- [Task inputs]:

►

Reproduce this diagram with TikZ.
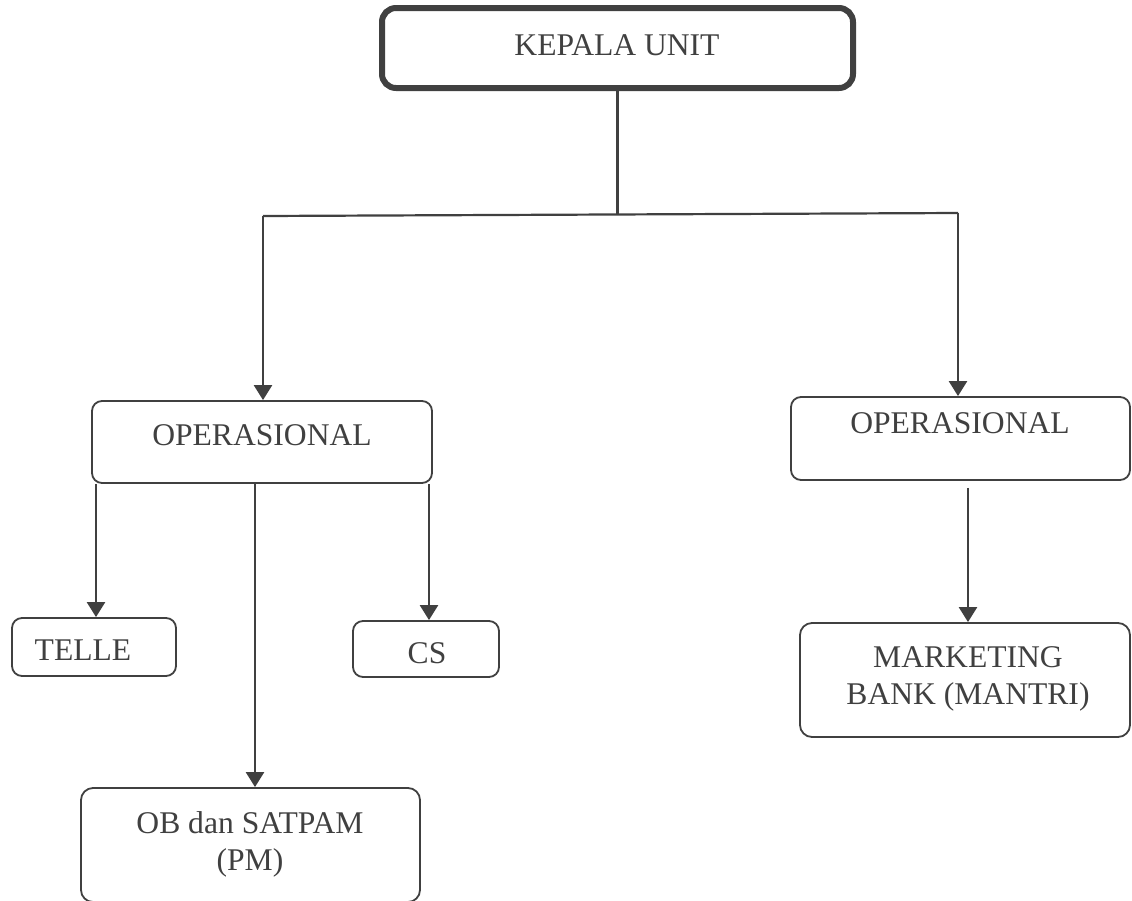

◄
►

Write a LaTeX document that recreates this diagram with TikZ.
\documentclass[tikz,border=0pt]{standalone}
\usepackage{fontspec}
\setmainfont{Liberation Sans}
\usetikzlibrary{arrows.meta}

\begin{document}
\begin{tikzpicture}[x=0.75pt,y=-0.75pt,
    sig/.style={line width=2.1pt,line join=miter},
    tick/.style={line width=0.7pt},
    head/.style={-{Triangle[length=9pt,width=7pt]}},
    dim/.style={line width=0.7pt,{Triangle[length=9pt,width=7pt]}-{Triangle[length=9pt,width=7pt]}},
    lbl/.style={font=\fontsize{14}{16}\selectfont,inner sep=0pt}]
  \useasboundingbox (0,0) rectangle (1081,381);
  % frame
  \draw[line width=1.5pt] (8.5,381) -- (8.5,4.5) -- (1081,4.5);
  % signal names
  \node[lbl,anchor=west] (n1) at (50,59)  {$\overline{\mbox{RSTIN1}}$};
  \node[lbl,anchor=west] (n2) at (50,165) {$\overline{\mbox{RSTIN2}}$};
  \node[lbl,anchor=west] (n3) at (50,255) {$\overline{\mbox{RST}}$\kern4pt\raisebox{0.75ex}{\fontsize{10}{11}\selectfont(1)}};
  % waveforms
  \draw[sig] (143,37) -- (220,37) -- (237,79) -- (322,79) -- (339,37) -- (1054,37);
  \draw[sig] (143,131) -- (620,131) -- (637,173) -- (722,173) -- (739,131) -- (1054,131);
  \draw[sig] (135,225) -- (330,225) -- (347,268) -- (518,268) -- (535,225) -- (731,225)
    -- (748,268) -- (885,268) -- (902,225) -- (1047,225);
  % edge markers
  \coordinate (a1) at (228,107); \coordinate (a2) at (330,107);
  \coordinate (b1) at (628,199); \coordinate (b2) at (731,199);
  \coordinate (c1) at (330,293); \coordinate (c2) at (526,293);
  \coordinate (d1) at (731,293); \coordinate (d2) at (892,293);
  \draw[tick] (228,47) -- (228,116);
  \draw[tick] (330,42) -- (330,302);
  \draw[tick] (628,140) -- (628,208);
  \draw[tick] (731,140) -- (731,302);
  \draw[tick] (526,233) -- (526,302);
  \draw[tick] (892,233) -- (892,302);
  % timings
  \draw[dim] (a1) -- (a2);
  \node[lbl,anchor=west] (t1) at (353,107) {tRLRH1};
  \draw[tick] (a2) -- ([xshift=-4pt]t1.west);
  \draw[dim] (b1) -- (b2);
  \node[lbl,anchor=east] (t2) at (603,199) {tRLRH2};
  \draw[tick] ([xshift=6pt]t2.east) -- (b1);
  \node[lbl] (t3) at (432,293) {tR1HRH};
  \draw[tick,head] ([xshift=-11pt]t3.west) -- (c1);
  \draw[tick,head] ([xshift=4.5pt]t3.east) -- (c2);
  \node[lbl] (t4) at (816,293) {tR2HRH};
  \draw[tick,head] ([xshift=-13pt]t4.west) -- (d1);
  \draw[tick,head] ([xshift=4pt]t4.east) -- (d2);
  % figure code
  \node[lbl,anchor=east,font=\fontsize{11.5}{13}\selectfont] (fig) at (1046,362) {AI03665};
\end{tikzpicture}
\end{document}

◄
►

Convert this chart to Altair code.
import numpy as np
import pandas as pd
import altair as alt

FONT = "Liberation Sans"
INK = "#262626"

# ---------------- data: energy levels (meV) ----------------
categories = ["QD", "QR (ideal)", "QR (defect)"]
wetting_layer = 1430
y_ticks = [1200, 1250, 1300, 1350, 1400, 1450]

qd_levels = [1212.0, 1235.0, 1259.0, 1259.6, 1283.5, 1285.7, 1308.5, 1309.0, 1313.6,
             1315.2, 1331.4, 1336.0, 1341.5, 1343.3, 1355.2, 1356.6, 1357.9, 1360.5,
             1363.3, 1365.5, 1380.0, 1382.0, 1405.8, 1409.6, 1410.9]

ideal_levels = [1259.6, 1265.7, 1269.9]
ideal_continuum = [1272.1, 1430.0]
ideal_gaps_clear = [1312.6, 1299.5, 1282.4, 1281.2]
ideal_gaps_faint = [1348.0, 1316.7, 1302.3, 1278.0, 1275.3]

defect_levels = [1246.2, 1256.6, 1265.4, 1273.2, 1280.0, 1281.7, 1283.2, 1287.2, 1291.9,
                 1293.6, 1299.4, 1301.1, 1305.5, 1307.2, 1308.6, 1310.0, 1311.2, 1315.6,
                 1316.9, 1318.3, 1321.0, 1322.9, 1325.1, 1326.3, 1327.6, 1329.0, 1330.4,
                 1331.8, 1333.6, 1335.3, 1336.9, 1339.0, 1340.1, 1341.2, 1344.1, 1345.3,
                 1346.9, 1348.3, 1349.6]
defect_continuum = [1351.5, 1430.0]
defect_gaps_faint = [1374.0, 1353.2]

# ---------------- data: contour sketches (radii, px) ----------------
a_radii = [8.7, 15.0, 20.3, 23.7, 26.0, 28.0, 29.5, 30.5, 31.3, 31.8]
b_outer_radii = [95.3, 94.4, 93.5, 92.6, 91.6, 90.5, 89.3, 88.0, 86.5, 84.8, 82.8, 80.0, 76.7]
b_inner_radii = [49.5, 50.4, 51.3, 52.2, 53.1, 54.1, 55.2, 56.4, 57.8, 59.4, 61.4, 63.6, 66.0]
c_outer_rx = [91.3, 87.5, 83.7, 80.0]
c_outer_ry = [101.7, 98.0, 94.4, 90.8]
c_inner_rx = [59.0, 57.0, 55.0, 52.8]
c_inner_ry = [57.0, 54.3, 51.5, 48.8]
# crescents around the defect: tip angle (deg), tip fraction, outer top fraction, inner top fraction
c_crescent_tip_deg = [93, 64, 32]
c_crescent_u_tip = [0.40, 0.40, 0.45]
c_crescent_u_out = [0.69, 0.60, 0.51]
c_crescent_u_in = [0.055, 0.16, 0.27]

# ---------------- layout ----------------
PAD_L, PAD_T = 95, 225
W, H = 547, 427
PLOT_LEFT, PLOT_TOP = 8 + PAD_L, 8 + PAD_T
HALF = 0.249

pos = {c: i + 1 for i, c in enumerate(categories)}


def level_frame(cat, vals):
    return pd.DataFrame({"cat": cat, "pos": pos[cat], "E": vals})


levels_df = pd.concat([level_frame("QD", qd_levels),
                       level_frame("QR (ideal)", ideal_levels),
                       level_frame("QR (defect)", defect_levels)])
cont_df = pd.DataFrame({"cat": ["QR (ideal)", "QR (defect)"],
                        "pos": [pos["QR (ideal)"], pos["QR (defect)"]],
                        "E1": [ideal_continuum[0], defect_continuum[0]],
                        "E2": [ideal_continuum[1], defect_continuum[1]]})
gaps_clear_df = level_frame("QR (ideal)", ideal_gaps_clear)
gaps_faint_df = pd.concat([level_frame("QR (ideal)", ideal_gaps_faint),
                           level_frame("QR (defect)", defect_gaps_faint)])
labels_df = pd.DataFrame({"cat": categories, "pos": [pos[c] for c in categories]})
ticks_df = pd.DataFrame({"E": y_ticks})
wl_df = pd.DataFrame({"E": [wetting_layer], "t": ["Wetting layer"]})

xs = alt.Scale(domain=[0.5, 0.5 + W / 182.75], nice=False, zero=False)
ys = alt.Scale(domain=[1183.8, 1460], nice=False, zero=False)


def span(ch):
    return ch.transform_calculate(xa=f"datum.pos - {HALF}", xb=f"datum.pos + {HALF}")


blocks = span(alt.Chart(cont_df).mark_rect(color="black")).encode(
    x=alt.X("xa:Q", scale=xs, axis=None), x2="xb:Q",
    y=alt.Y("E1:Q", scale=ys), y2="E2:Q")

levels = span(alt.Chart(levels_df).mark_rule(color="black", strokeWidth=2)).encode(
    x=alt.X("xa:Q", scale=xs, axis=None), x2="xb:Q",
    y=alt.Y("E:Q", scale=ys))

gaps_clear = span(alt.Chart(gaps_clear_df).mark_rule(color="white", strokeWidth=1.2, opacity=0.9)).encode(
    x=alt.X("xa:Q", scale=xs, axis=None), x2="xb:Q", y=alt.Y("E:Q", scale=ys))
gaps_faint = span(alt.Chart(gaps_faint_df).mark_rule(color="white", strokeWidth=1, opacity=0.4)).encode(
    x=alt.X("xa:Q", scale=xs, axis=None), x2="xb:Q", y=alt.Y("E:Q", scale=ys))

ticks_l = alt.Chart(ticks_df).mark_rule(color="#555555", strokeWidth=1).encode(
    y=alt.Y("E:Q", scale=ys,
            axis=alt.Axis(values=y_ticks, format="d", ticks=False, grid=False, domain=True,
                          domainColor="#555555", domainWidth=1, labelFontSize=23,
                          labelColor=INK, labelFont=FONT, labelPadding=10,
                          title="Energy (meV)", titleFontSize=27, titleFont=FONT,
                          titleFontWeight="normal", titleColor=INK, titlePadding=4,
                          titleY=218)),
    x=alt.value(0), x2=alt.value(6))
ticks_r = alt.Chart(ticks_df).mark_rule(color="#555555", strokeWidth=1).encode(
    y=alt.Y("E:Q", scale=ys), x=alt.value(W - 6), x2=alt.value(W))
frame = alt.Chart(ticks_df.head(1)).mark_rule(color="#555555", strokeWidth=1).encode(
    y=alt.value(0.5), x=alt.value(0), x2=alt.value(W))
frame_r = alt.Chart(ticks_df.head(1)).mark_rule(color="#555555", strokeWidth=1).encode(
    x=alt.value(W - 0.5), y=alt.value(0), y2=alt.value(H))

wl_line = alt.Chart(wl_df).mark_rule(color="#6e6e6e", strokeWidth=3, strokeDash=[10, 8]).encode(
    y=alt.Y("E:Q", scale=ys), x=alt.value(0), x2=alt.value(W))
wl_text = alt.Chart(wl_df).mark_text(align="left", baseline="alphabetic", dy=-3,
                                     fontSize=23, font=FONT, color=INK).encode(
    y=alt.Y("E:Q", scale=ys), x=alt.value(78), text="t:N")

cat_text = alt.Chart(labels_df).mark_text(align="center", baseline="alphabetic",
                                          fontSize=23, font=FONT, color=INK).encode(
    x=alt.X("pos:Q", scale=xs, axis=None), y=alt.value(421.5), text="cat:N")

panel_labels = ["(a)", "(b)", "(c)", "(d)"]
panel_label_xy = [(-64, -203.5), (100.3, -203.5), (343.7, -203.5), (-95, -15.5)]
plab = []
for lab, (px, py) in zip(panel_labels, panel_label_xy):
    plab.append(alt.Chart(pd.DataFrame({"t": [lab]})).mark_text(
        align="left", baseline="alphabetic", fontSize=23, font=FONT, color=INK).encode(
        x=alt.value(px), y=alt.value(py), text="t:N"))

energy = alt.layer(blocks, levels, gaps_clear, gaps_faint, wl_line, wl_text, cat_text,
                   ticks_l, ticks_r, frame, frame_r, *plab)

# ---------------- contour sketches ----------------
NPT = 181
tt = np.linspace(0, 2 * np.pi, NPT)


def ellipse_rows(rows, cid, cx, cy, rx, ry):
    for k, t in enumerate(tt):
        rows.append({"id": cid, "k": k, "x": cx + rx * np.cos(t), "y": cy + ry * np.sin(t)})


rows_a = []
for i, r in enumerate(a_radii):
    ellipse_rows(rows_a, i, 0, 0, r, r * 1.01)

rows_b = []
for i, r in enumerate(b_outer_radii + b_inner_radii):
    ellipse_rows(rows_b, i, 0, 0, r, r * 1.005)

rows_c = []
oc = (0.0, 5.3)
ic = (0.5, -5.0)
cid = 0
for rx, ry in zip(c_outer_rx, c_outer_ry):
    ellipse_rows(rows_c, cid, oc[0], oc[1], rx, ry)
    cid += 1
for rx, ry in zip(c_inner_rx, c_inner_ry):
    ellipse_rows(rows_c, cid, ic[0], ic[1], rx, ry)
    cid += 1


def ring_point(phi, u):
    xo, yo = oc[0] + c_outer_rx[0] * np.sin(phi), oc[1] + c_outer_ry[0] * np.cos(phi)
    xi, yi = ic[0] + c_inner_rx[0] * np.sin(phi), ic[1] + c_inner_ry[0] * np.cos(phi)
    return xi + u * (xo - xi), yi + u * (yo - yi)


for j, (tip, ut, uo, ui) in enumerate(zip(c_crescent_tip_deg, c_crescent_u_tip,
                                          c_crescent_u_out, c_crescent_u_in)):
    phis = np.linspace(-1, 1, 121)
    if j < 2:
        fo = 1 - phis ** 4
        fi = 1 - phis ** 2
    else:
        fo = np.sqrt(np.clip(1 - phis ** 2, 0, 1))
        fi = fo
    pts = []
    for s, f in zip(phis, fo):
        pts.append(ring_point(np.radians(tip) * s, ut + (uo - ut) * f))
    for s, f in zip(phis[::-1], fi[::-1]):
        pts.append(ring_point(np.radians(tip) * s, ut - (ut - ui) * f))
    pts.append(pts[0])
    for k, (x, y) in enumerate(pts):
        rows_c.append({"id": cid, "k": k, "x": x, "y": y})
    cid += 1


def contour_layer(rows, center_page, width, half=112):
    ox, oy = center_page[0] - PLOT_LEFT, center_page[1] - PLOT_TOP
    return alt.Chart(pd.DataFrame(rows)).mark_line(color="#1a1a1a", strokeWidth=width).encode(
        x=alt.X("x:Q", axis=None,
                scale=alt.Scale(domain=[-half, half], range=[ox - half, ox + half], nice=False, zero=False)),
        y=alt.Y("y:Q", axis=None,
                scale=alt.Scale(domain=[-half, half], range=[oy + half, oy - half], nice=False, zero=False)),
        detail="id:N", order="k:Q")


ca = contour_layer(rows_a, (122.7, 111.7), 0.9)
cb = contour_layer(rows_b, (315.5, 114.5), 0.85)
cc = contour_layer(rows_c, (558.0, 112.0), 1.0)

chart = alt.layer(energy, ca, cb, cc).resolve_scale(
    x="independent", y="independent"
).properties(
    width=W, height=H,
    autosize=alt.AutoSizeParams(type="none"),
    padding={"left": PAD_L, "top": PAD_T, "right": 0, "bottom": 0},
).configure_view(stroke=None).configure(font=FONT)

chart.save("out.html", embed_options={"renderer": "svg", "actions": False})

◄

- [The exercise]: Look above for lines with the word "this" and copy them all.

- [Answer]:
Reproduce this diagram with TikZ.
Write a LaTeX document that recreates this diagram with TikZ.
Convert this chart to Altair code.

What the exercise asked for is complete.